PanoWorld-X: Generating Explorable Panoramic Worlds via Sphere-Aware Video Diffusion
Abstract
Achieving a complete and explorable 360-degree visual world is a cornerstone of immersive content creation. While recent advances in video generation have achieved impressive results, they follow a 2D paradigm that treats content generation as transitions of 2D pixels, lacking an intrinsic understanding of the physical 3D world, resulting in frequent geometric inconsistencies. To achieve an explorable and physical-consistent visual world, the generation process should shift to a 3D paradigm: the visual content is governed by the physical relationships of the entire 3D environment together with 3D motion signals. However, under this setting, the conventional modeling methods and control signals, such as spatial attention computation in a 2D space, become unsuitable and ineffective. To address this, we propose PanoWorld-X for explorable 3D scene video generation. Our framework is built on the panoramic representation, which naturally maps a 3D scene into a standard format and provides an ideal basis for consistency.

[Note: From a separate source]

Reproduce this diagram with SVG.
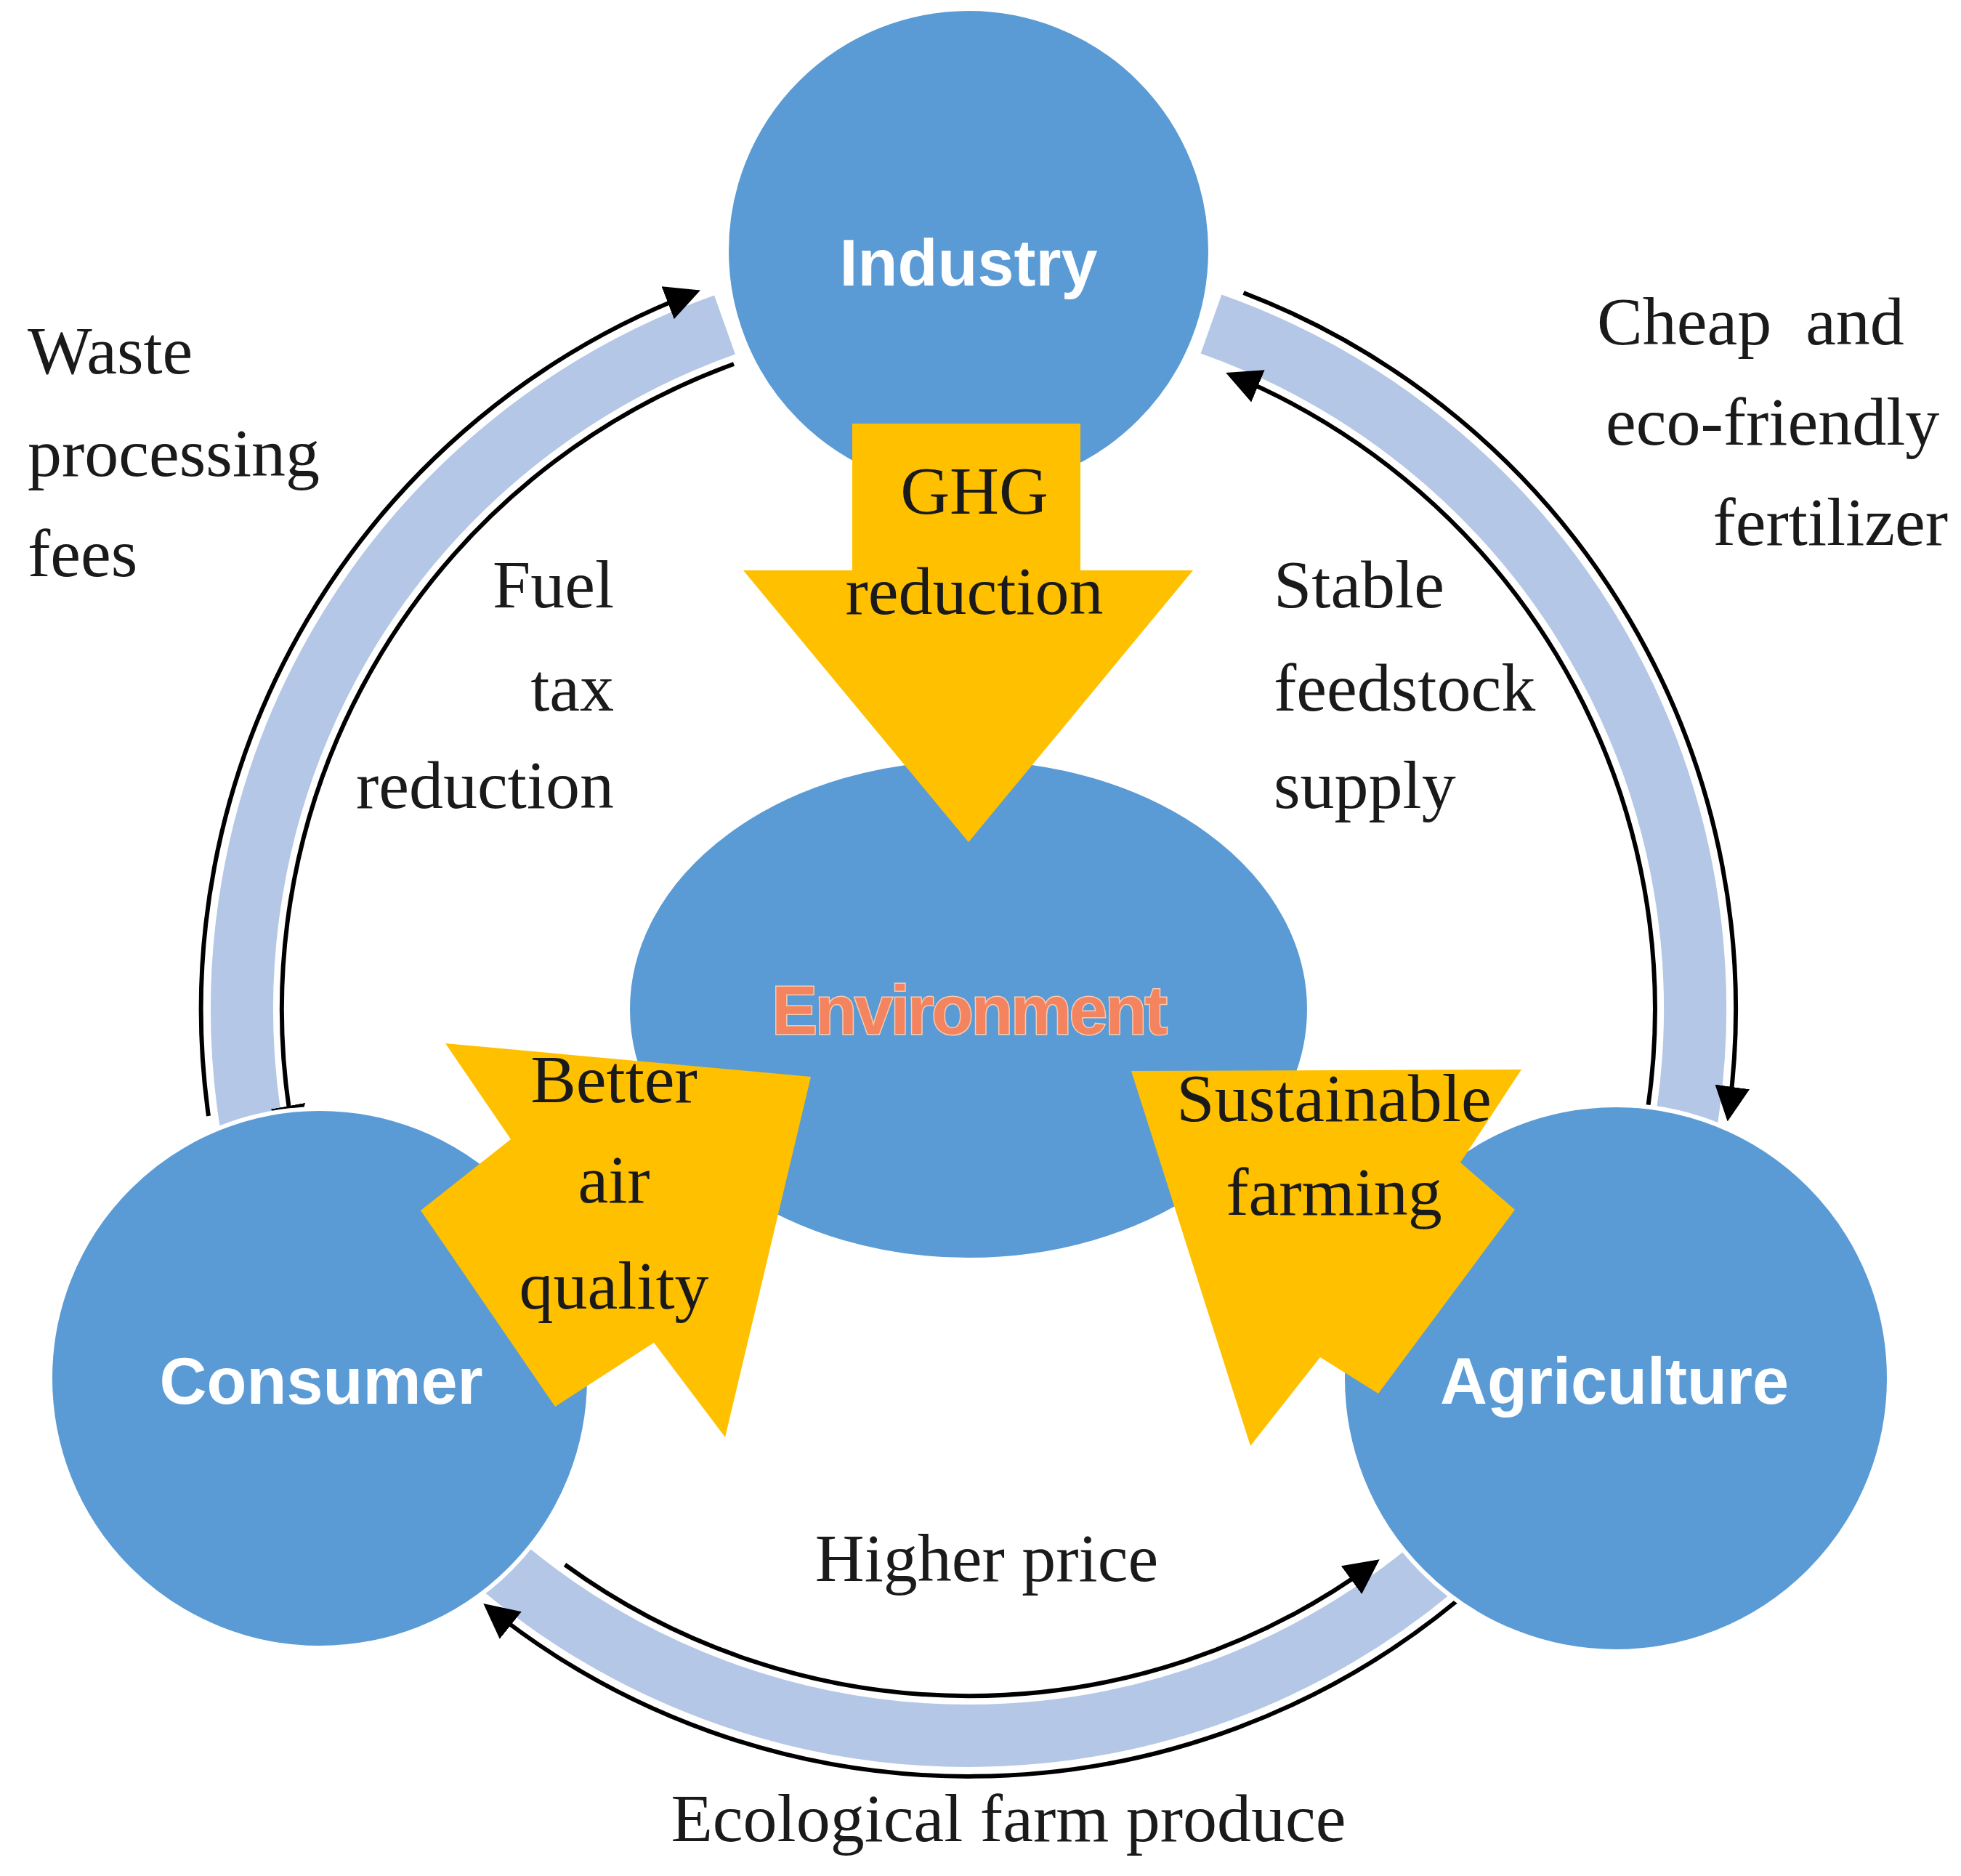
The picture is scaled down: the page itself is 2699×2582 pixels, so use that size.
<svg xmlns="http://www.w3.org/2000/svg" width="2699" height="2582" viewBox="0 0 2699 2582">
<style>
.band{fill:none;stroke:#B4C7E7;stroke-width:86}
.conn{fill:none;stroke:#000;stroke-width:6}
.node{fill:#5B9BD5;stroke:#fff;stroke-width:6}
.yel{fill:#FFC000}
.lbl{font-family:"Liberation Serif","Times New Roman",serif;font-size:94px;fill:#1a1a1a}
.nlbl{font-family:"Liberation Sans",Arial,sans-serif;font-size:90px;font-weight:bold;fill:#fff;text-anchor:middle}
</style>
<defs>
<marker id="ah" viewBox="0 0 10 10" refX="8" refY="5" markerWidth="8" markerHeight="8" markerUnits="strokeWidth" orient="auto">
<path d="M0,0 L10,5 L0,10 z" fill="#000"/>
</marker>
</defs>
<rect width="2699" height="2582" fill="#fff"/>
<g id="bands">
<path class="band" d="M997.5,447 A1000,1000 0 0 0 347.3,1557.5"/>
<path class="band" d="M1667,446 A1000,1000 0 0 1 2318.4,1559"/>
<path class="band" d="M695.6,2159.5 A1000,1000 0 0 0 1970.4,2159.5"/>
</g>
<g id="connectors">
<path class="conn" marker-end="url(#ah)" d="M287,1536 A1056,1056 0 0 1 955,403"/>
<path class="conn" marker-end="url(#ah)" d="M1010,501 A945,945 0 0 0 403.5,1560"/>
<path class="conn" marker-end="url(#ah)" d="M1711.5,403 A1056,1056 0 0 1 2379,1534"/>
<path class="conn" marker-end="url(#ah)" d="M2268,1525.5 A945,945 0 0 0 1696,516.6"/>
<path class="conn" marker-end="url(#ah)" d="M777.5,2153.5 A945,945 0 0 0 1891,2152"/>
<path class="conn" marker-end="url(#ah)" d="M2004.7,2203.8 A1056,1056 0 0 1 672.8,2213"/>
</g>
<g id="industry"><circle class="node" cx="1333" cy="345" r="333"/></g>
<g id="consumer"><circle class="node" cx="440" cy="1897" r="371"/></g>
<g id="agriculture"><circle class="node" cx="2224" cy="1897" r="376"/></g>
<g id="environment"><ellipse class="node" cx="1333" cy="1389" rx="469" ry="345"/></g>
<g id="ghg-arrow"><polygon class="yel" points="1173,583 1487,583 1487,785 1642,785 1333,1159 1023,785 1173,785"/></g>
<g id="air-arrow"><polygon class="yel" points="613,1436 1116,1482 998,1978 900,1848 764,1936 579,1666 703,1568"/></g>
<g id="farm-arrow"><polygon class="yel" points="1557,1474 2094,1472 2010,1600 2085,1665 1897,1918 1817,1868 1721,1990"/></g>
<g id="labels">
<text class="nlbl" x="1333" y="393">Industry</text>
<text class="nlbl" x="442" y="1932">Consumer</text>
<text class="nlbl" x="2222" y="1932">Agriculture</text>
<text x="1333" y="1423" text-anchor="middle" font-family="Liberation Sans,Arial,sans-serif" font-size="94" font-weight="bold" letter-spacing="-3" fill="#F4845F" stroke="#F8CBAD" stroke-width="3" paint-order="stroke">Environment</text>
<text class="lbl" x="1341" y="707" text-anchor="middle">GHG</text>
<text class="lbl" x="1341" y="845" text-anchor="middle">reduction</text>
<text class="lbl" x="38" y="514">Waste</text>
<text class="lbl" x="38" y="655">processing</text>
<text class="lbl" x="38" y="793">fees</text>
<text class="lbl" x="845" y="836" text-anchor="end">Fuel</text>
<text class="lbl" x="845" y="978" text-anchor="end">tax</text>
<text class="lbl" x="845" y="1112" text-anchor="end">reduction</text>
<text class="lbl" x="1753" y="836">Stable</text>
<text class="lbl" x="1753" y="978">feedstock</text>
<text class="lbl" x="1753" y="1112">supply</text>
<text class="lbl" x="2198" y="474" xml:space="preserve">Cheap  and</text>
<text class="lbl" x="2210" y="612">eco-friendly</text>
<text class="lbl" x="2681" y="750" text-anchor="end">fertilizer</text>
<text class="lbl" x="845" y="1517" text-anchor="middle">Better</text>
<text class="lbl" x="845" y="1655" text-anchor="middle">air</text>
<text class="lbl" x="845" y="1801" text-anchor="middle">quality</text>
<text class="lbl" x="1836" y="1543" text-anchor="middle">Sustainable</text>
<text class="lbl" x="1836" y="1672" text-anchor="middle">farming</text>
<text class="lbl" x="1358" y="2176" text-anchor="middle">Higher price</text>
<text class="lbl" x="1388" y="2534" text-anchor="middle">Ecological farm produce</text>
</g>
</svg>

Specifically, we first develop a data curation pipeline to produce high-quality and large-motion 3D scene evolution with movement trajectories. To achieve precise control, we design the Exploration Panoramic Plücker Embedding (PPE), a guidance signal tailored for 3D motion. Furthermore, leveraging the spherical geometric properties of panoramic data, we propose a sphere-aware attention mechanism, which can capture true geometric adjacency by reprojecting features onto a spherical surface. Extensive experiments demonstrate that PanoWorld-X achieves superior performance in motion range, control precision, and visual quality, underscoring its potential for real-world applications.